→ WORK TO DO
Begin with the first line of the material and copy each line word for word through the line that contains "Chart.register(...registerables);"; the pictures are left out.

→ DATASET EXTRACT
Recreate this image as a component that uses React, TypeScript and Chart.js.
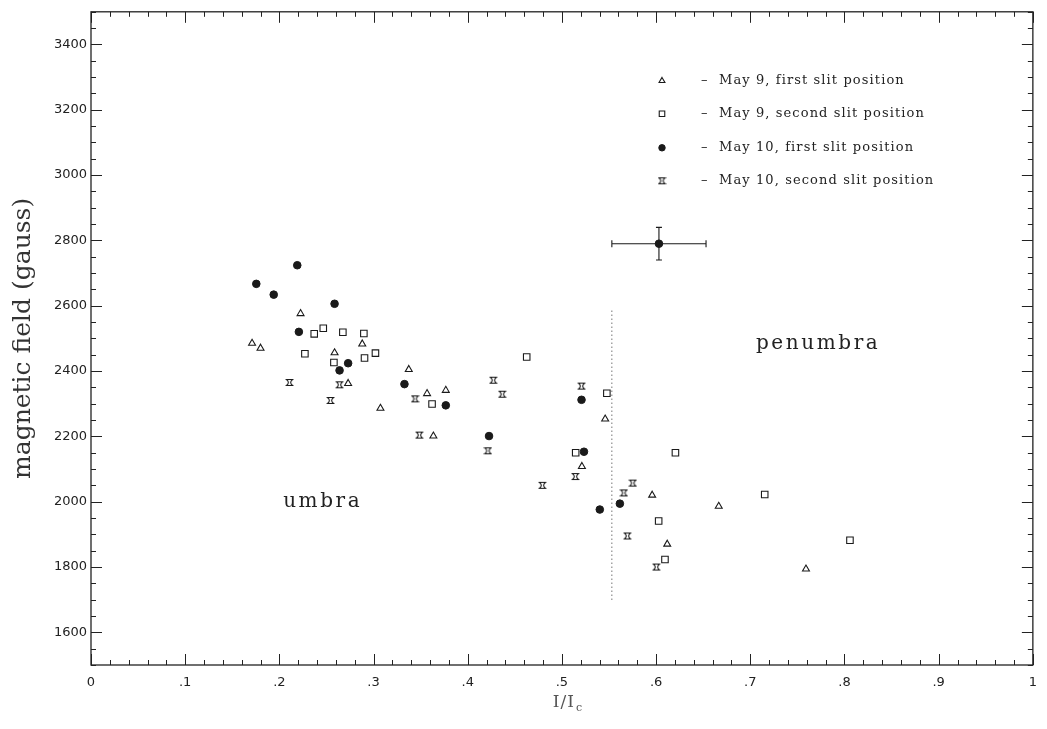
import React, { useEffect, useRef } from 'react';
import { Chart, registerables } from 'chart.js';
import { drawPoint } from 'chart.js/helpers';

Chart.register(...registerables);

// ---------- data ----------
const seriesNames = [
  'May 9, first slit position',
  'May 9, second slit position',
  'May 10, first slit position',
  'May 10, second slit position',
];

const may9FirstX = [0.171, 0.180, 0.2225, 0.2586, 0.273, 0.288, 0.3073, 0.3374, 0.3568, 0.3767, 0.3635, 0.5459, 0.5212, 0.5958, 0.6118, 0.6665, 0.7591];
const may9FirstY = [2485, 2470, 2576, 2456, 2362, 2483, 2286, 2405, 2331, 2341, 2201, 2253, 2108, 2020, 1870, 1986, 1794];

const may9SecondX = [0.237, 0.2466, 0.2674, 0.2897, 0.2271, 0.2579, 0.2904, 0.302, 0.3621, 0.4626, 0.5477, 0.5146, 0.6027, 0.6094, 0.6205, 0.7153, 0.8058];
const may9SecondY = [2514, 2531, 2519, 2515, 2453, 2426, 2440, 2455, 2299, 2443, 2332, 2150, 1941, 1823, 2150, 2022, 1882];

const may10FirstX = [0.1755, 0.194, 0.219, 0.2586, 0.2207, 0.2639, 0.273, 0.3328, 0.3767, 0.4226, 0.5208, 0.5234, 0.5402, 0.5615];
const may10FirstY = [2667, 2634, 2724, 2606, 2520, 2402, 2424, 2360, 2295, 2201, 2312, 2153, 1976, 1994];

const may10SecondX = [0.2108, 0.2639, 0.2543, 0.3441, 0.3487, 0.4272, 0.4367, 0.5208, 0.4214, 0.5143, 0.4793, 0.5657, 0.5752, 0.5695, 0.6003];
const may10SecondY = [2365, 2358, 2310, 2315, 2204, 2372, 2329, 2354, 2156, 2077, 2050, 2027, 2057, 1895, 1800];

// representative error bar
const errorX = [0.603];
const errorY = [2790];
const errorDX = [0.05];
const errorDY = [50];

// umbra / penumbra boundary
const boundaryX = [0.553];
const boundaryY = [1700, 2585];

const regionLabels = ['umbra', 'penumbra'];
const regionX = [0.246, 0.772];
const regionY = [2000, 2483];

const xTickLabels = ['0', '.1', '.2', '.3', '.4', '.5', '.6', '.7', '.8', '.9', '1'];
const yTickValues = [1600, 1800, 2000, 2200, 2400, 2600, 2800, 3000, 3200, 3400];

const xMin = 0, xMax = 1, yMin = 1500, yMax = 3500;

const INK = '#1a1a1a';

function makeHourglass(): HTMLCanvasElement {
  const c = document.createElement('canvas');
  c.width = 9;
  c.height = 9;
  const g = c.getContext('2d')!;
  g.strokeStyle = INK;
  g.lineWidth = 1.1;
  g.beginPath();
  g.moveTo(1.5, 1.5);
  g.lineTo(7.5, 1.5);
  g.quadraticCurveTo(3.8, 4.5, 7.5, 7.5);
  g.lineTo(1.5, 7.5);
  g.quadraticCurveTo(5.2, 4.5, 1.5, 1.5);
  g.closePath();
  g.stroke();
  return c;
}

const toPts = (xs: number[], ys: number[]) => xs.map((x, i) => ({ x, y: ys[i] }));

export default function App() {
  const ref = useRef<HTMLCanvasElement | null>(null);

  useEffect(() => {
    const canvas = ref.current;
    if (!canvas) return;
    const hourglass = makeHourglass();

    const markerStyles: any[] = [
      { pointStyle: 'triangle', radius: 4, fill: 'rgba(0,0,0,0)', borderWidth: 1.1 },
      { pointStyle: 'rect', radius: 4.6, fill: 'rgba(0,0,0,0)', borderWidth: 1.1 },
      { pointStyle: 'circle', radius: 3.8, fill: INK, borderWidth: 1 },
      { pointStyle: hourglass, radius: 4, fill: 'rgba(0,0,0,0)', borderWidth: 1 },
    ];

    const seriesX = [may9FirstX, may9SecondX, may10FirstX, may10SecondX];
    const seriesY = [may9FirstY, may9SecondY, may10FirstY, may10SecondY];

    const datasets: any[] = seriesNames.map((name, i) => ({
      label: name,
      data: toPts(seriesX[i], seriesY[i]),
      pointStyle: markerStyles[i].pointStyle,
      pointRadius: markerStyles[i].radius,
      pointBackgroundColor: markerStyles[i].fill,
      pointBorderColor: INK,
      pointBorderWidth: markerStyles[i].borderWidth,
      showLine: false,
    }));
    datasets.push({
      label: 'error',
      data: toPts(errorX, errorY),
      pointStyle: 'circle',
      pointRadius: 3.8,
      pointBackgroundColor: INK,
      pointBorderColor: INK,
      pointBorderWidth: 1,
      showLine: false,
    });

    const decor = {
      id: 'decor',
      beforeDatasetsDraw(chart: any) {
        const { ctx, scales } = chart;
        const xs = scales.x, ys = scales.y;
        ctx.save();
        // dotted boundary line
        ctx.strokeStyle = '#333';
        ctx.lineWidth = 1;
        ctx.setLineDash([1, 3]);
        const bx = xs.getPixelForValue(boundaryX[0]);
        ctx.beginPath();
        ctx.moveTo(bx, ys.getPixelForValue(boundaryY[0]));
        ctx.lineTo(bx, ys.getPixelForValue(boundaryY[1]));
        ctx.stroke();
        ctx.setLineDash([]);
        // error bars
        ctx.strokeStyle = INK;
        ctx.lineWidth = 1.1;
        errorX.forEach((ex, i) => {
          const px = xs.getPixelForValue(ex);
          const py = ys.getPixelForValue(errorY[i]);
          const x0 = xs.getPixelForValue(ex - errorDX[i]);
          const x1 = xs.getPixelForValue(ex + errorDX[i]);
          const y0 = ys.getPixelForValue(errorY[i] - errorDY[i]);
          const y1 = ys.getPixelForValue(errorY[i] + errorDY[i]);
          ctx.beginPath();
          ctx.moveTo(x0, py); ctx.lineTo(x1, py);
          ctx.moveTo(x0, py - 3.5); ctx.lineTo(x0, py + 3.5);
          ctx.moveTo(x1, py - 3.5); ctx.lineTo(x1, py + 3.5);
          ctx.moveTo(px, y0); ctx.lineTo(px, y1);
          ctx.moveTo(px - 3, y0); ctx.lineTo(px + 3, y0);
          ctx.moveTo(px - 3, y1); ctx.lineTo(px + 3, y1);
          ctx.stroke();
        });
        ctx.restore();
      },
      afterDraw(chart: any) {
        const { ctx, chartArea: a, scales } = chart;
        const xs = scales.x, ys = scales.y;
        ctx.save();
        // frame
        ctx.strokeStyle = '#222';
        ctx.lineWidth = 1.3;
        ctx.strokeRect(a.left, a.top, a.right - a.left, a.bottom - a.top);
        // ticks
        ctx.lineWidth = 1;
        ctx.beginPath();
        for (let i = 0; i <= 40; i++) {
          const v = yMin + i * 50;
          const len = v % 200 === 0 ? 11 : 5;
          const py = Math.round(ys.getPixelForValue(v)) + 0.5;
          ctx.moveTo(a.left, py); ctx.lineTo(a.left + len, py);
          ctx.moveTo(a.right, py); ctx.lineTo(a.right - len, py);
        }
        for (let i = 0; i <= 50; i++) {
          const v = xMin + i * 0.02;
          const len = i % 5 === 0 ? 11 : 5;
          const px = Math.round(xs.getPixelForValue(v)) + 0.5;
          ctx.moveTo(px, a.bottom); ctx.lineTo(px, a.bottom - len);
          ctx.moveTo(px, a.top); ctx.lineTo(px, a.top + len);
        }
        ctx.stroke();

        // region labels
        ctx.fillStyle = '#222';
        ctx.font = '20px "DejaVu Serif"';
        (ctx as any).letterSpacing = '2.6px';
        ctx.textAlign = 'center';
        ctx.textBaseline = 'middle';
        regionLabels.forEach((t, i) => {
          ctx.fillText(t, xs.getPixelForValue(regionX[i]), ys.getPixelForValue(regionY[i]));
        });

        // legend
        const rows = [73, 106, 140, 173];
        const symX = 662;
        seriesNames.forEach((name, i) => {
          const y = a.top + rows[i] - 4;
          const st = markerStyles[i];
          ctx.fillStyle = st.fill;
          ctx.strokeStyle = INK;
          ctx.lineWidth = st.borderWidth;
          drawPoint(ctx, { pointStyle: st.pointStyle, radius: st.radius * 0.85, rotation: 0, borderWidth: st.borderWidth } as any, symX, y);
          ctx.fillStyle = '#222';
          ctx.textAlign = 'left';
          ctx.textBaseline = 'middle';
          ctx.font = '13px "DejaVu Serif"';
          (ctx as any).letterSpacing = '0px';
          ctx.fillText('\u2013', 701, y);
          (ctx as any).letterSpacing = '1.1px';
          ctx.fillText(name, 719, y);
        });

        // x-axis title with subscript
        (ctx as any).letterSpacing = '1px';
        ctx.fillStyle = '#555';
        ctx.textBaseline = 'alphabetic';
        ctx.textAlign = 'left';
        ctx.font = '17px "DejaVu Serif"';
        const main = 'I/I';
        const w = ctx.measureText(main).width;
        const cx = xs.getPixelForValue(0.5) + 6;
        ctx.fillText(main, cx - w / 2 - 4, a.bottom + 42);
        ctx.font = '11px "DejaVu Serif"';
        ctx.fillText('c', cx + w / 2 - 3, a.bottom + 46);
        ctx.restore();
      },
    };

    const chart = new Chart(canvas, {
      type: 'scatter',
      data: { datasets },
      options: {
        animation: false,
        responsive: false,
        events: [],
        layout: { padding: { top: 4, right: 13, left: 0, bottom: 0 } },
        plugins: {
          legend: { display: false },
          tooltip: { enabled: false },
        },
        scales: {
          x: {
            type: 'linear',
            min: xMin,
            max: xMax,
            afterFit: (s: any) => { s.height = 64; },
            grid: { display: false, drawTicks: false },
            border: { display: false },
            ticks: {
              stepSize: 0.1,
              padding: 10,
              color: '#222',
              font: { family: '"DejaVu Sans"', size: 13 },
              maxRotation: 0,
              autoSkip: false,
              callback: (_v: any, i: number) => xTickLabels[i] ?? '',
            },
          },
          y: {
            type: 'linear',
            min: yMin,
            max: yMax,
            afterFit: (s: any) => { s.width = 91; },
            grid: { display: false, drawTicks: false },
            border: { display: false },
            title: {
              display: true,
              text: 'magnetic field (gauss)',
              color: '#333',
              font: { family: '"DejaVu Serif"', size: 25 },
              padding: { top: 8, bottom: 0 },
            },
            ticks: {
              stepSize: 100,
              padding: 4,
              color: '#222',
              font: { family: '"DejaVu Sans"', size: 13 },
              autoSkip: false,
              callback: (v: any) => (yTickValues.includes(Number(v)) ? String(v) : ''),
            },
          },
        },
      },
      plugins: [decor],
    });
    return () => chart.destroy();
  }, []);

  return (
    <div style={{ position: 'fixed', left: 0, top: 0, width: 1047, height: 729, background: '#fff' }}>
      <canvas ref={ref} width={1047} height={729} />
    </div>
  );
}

→ THE REPLY
Recreate this image as a component that uses React, TypeScript and Chart.js.
import React, { useEffect, useRef } from 'react';
import { Chart, registerables } from 'chart.js';
import { drawPoint } from 'chart.js/helpers';

Chart.register(...registerables);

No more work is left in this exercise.